A key consideration may be that a force majeure event in one contract may well not be a force majeure event in another contract. This could – leave a party stuck in the middle: required to mitigate in one contract, but without the necessary tools to so do in another related contract.

Notice requirements – parties must consider whether prompt notification is a contractual condition precedent to relief or not. If notice isn’t served correctly, the party seeking to rely on force majeure cannot claim relief – and in these circumstances a generic notice won’t help. If both parties to a contract want to rely on force majeure, both parties must serve a valid notice that complies with the requirements in the contract. 

Consequences – in most contracts, establishing force majeure will lead to relief from performance, avoiding the risk of a default termination. For those contracts with specific target dates - such as committed obligations and rolling stock manufacture milestones - an extension of time to those target dates is typically also available. If a party serves a notice of a force majeure, only those obligations that cannot be performed as a consequence of the force majeure event are suspended and not the whole contract. This means a party will be required to keep performing other obligations not affected by the force majeure event. Remember – a force majeure notice only works to suspend the performance of the notifying party. If other parties also wish to have their obligations suspended, separate notices will be required.
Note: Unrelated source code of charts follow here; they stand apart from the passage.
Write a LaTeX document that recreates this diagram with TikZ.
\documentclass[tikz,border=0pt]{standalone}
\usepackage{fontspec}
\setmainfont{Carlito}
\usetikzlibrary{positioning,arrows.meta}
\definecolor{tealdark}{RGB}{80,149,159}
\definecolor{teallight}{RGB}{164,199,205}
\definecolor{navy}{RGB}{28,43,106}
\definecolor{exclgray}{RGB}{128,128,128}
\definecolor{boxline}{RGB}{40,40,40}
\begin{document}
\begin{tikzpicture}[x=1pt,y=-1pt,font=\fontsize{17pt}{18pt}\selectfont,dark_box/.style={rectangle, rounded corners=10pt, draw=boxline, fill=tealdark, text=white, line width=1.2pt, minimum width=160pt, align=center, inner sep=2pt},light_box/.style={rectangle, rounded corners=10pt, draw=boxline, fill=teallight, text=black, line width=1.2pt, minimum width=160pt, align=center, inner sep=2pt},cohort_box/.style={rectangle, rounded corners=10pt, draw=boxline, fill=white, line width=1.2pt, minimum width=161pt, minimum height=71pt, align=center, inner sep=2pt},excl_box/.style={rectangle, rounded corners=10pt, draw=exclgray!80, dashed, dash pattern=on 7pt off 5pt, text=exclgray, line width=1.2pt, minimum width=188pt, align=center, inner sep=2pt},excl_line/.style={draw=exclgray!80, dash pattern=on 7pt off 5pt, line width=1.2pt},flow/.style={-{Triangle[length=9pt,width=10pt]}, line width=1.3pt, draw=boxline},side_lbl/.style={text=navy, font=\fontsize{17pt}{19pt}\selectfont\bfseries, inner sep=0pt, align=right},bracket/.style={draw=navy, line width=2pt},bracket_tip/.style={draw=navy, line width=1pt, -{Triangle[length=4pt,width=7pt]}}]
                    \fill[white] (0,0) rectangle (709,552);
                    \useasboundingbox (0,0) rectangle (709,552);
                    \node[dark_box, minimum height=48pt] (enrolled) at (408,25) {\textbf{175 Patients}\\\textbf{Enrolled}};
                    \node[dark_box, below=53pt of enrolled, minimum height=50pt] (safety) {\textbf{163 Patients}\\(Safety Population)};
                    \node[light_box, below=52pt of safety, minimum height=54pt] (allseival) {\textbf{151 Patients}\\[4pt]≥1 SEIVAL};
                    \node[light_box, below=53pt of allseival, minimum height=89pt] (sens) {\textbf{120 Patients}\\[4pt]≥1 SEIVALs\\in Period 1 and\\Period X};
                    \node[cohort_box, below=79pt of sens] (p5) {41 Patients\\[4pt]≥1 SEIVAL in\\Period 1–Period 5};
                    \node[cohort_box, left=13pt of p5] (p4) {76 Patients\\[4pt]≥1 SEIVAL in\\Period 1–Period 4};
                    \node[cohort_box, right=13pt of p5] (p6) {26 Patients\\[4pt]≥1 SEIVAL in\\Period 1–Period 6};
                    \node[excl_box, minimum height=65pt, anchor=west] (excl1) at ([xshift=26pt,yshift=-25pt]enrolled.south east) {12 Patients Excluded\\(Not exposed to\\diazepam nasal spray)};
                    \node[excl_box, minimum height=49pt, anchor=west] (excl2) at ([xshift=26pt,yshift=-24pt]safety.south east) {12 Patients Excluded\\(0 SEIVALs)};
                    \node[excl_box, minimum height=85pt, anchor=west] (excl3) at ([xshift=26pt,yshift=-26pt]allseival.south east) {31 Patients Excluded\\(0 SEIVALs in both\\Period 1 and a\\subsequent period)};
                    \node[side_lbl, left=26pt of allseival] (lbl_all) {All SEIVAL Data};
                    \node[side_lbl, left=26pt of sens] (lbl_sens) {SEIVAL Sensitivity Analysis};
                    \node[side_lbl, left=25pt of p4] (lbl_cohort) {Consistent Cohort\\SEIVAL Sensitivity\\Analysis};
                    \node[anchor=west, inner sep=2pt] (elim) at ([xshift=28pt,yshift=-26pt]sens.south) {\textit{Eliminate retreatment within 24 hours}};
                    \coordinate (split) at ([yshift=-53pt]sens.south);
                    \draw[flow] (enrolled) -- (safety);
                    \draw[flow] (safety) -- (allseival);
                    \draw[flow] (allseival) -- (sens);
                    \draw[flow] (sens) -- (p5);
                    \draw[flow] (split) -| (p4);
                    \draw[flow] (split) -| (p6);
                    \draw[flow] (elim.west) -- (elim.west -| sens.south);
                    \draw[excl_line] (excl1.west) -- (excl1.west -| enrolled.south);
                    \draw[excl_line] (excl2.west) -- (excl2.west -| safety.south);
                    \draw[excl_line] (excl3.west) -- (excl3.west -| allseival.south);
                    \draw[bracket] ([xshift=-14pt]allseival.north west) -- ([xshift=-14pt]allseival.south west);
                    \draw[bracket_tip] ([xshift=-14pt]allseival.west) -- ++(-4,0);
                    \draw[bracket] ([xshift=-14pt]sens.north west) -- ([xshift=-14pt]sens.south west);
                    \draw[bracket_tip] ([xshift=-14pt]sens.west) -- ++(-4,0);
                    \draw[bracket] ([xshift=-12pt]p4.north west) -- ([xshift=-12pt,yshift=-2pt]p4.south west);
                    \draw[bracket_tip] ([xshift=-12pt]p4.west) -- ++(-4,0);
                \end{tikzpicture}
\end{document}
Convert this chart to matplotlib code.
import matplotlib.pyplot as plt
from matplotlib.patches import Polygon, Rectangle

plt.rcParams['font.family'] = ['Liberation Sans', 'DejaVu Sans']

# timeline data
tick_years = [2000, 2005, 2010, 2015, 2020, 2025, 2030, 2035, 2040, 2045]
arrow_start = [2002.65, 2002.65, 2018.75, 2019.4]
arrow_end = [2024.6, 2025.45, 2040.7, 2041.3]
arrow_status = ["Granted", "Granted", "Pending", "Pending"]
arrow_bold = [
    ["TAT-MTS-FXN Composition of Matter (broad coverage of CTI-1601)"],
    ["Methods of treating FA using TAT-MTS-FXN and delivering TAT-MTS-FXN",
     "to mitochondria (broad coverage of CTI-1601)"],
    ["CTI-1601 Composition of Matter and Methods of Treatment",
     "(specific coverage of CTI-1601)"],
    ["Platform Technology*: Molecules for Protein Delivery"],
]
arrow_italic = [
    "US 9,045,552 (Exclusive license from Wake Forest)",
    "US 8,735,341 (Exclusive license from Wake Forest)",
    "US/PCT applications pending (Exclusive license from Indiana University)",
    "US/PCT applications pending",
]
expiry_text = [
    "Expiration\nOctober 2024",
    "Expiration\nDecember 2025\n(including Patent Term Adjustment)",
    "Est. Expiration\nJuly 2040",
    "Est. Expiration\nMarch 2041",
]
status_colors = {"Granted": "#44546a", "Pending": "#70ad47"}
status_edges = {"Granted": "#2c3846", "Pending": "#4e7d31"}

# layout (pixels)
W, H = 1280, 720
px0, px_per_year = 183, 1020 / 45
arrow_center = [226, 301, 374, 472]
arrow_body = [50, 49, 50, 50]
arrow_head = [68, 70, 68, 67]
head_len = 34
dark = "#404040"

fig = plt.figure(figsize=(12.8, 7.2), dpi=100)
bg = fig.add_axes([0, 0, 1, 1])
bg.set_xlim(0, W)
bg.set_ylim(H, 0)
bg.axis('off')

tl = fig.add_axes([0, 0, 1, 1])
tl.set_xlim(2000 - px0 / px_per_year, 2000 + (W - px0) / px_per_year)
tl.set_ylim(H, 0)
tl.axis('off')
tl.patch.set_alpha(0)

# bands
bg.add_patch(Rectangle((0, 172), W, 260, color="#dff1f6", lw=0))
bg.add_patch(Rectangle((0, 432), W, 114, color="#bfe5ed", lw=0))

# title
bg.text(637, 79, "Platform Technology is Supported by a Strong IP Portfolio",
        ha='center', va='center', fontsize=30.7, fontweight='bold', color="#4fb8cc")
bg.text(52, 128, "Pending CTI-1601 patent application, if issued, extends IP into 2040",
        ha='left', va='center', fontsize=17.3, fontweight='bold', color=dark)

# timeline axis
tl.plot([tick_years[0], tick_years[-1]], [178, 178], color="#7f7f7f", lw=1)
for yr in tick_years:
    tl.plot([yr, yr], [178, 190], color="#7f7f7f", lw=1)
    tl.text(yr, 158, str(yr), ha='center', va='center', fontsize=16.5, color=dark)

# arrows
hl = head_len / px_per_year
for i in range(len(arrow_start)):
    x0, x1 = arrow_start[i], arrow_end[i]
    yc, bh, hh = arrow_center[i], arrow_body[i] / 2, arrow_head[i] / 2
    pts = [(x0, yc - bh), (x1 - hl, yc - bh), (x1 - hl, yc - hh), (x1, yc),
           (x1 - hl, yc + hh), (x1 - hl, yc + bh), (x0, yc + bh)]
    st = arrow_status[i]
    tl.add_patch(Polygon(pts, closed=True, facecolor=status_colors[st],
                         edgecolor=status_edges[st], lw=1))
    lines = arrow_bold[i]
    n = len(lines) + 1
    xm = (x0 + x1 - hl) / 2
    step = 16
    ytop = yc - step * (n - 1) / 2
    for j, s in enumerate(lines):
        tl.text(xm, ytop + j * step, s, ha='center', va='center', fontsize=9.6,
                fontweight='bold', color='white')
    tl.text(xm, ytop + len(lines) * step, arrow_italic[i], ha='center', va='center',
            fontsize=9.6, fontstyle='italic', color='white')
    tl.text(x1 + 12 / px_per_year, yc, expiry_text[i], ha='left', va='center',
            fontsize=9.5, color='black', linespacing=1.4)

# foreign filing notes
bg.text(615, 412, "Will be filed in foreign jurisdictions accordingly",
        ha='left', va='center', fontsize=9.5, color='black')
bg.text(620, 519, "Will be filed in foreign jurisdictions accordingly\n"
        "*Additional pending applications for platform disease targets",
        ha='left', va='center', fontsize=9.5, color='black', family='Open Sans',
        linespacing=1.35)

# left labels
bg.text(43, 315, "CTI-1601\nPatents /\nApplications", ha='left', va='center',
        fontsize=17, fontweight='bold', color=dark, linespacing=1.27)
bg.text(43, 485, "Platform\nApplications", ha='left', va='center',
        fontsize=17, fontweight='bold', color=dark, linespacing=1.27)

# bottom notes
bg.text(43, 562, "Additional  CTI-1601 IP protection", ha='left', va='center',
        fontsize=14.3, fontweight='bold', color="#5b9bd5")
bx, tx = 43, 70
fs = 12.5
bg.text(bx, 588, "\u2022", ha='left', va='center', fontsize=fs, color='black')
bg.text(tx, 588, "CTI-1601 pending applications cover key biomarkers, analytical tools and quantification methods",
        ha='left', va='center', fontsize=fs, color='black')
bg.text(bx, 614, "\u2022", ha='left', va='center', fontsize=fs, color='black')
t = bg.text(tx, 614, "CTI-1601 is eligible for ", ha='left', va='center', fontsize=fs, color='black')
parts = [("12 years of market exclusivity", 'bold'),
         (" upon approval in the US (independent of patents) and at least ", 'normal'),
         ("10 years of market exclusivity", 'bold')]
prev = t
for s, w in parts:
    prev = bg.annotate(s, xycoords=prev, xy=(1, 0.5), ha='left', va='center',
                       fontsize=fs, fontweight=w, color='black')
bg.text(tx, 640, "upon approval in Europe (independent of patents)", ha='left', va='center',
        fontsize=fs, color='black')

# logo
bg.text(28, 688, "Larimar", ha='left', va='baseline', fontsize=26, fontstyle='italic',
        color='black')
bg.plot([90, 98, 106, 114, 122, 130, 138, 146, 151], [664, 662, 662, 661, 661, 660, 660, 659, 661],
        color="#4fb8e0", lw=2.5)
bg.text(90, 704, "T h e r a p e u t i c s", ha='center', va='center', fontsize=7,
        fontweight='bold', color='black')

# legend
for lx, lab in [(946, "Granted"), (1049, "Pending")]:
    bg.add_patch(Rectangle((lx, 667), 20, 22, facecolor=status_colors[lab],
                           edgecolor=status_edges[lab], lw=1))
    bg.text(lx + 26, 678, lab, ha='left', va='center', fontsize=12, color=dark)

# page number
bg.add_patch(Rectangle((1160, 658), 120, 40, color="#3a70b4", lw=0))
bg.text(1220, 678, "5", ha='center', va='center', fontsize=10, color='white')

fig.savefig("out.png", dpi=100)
Commonly, parties bear their own costs arising from any force majeure delay but there are exceptions where compensation may be payable after a certain duration and/or for certain costs from one party to another. In the rail industry these tend to be limited and so an on-going force majeure event can lead to significant financial impact for all of the parties involved.

Extended periods of force majeure can lead to a right for one or more parties to terminate the contract. If the parties do not wish this to happen it is important to engage in discussions sooner rather than close to the deadline. It may be preferable for these to be held on a “without prejudice” basis. 

Practical steps - Parties seeking to rely on a force majeure clause should follow the following practical steps:

  • Consider in detail the precise wording of the force majeure clause, the contract as a whole and the circumstances that have arisen. Determining whether performance is excused by a force majeure clause (and to what extent) can be a difficult and is a highly fact-sensitive exercise.
     
  • Explore alternative means of performing, reducing delay, or minimising any loss to the other party. This may require considering alternative suppliers, or alternative methods of delivery, even if at higher cost.
     
  • Serve any notices as required under the contract, as soon as possible and in accordance with the notice provisions. Consider carefully what event or circumstance you allege constitutes the force majeure event, taking into account the wording of the clause and the timescales required for service of notice: the outbreak of COVID-19 itself, or subsequent government restrictions put in place.
     
  • Do not attempt to rely on increased costs to excuse non‑performance or delay, as this will not usually be sufficient.
     
  • Keep a documentary record, particularly of: why performance was impossible, hindered or delayed as the case may be; the steps taken to find alternatives and mitigate loss; and the service of any notices.